More than half of U.S. consumers will be watching TV through electronic devices connected to the Internet by 2017, according to research by eMarketer, but most of those devices won't be smart TVs.
The company's study, obtained by Light Reading, predicts that over the next three years, regular connected TV usage--"regular" defined as once a month--will increase to 54 percent of Americans from the current level of about 36 percent.
Notably, eMarketer predicts third-party connected devices like Roku, Google Chromecast (NASDAQ: GOOG), Apple TV (NASDAQ: AAPL) and Amazon Fire TV (NASDAQ: AMZN) will drive this growth in usage more than smart TVs.

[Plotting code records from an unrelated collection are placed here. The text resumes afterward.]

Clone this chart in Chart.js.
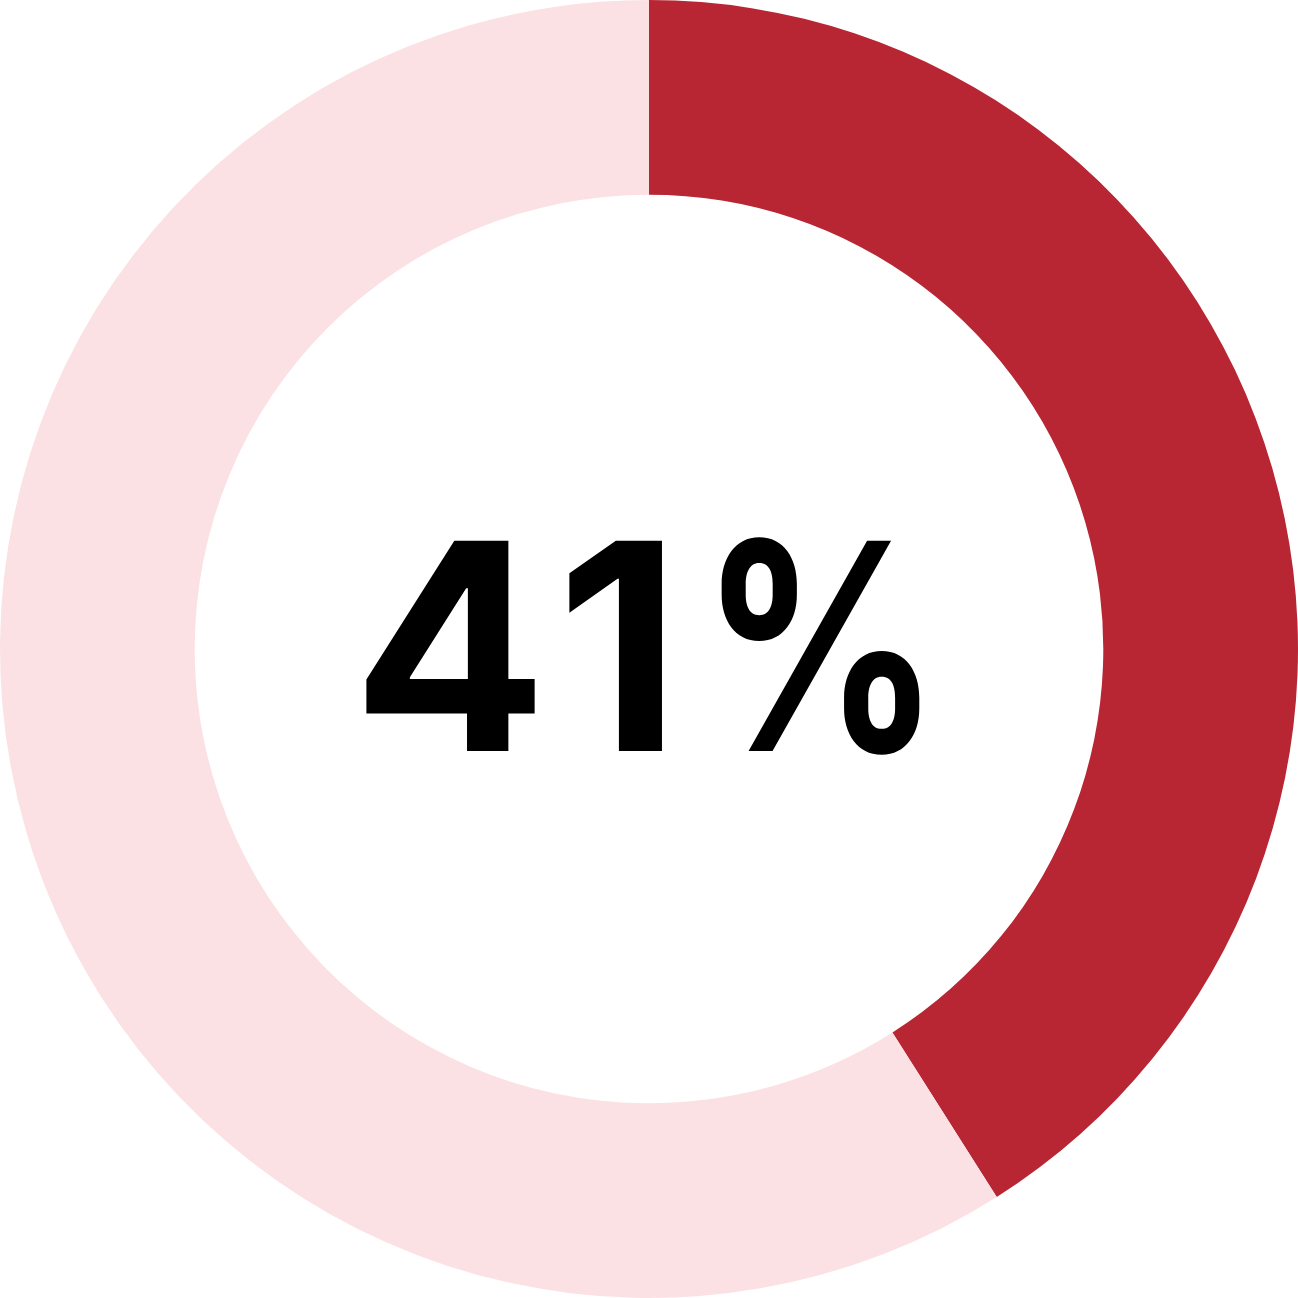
<!DOCTYPE html>
<html>
<head>
<meta charset="utf-8">
<script src="https://cdn.jsdelivr.net/npm/chart.js@4"></script>
<style>
  html, body { margin: 0; padding: 0; background: #fff; }
  #wrap { width: 1298px; height: 1298px; }
</style>
</head>
<body>
<div id="wrap"><canvas id="donut" width="1298" height="1298"></canvas></div>
<script>
// Share of the total, the rest is the remainder
const labels = ['Share', 'Rest'];
const values = [41, 59];
const centerLabel = '41%';

const colors = {
  red: '#B82533',
  pink: '#FCE1E4'
};

// Draws the big percentage in the middle of the hole,
// with a bit of extra tracking and a narrower % sign
const centerText = {
  id: 'centerText',
  afterDraw(chart) {
    const { ctx, chartArea } = chart;
    const cx = (chartArea.left + chartArea.right) / 2;
    const cy = (chartArea.top + chartArea.bottom) / 2;
    const gap = 28;
    const pctScale = 0.82;
    ctx.save();
    ctx.font = 'bold 289px Inter, Roboto, sans-serif';
    ctx.fillStyle = '#000';
    ctx.textAlign = 'left';
    ctx.textBaseline = 'alphabetic';
    const chars = centerLabel.split('');
    const boxes = chars.map(ch => {
      const m = ctx.measureText(ch);
      const sx = ch === '%' ? pctScale : 1;
      return { ch, left: m.actualBoundingBoxLeft, w: (m.actualBoundingBoxLeft + m.actualBoundingBoxRight) * sx, sx };
    });
    const total = boxes.reduce((s, b) => s + b.w, 0) + gap * (boxes.length - 1) + 26;
    let x = cx - 5 - total / 2;
    const baseY = cy + 102;
    boxes.forEach((b, i) => {
      ctx.save();
      ctx.translate(x, baseY);
      ctx.scale(b.sx, 1);
      ctx.fillText(b.ch, b.left, 0);
      ctx.restore();
      x += b.w + gap + (i === 1 ? 26 : 0);
    });
    ctx.restore();
  }
};

new Chart(document.getElementById('donut').getContext('2d'), {
  type: 'doughnut',
  data: {
    labels: labels,
    datasets: [{
      data: values,
      backgroundColor: [colors.red, colors.pink],
      borderWidth: 0
    }]
  },
  options: {
    responsive: false,
    devicePixelRatio: 1,
    animation: false,
    cutout: '70%',
    layout: { padding: 0 },
    plugins: {
      legend: { display: false },
      tooltip: { enabled: false }
    }
  },
  plugins: [centerText]
});
</script>
</body>
</html>
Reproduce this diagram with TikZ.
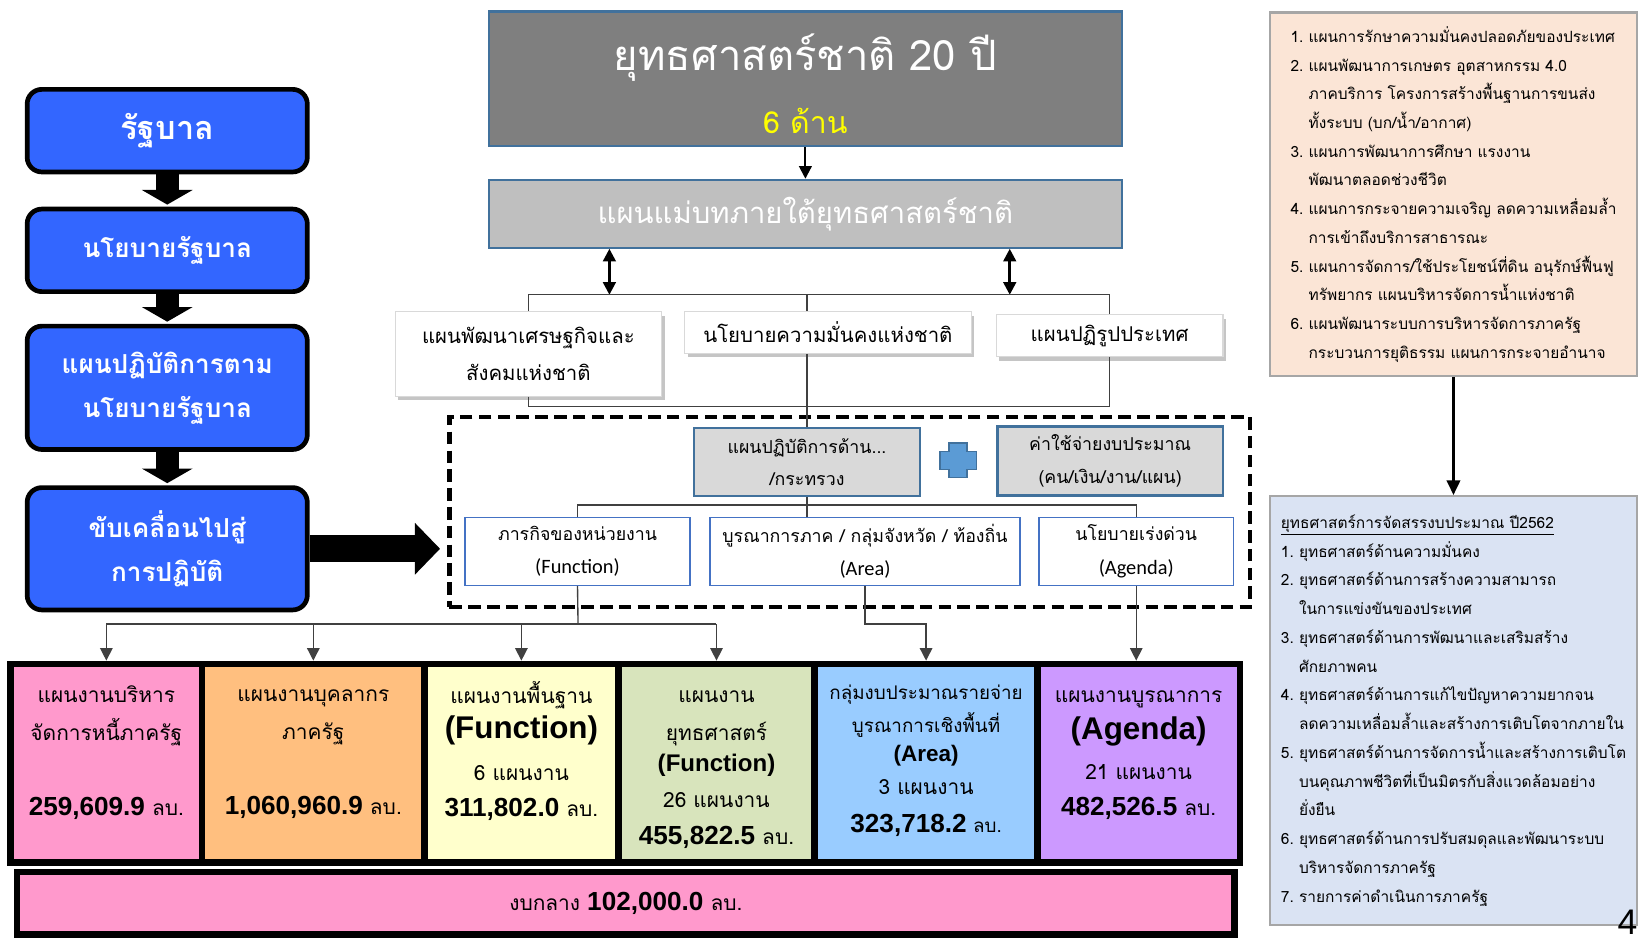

It's forecast that the number of smart TV users will jump modestly by 2018, from a current level of 50 million to almost 80 million, as prices in the category drop. But third-party devices will remain the dominant connected TV portal, with the percentage of connected TV users not using a smart TV rising to almost 60 percent by 2018.
The eMarketer numbers jibe with the connected TV growth trends projected by other research reports. However, other recent studies on the topic predict that smart TV market infiltration will be a primary driver.
Earlier this month, for example, Business Insider's BI Intelligence predicted that smart TV usage will surpass third-party connected device usage by next year.
Even those steeped in the smart TV business don't seem to buy this notion. Speaking on a connected TV panel several weeks ago in Santa Clara, Calif., former Samsung TV innovation executive Richard Bullwinkle said the smart TV category is being stifled by a lack of available programming apps, with devices like Roku offering a much broader selection.
"I can tell you the percentage of [smart TVs] that have a Roku box or Apple TV box connected to them is very high," he said.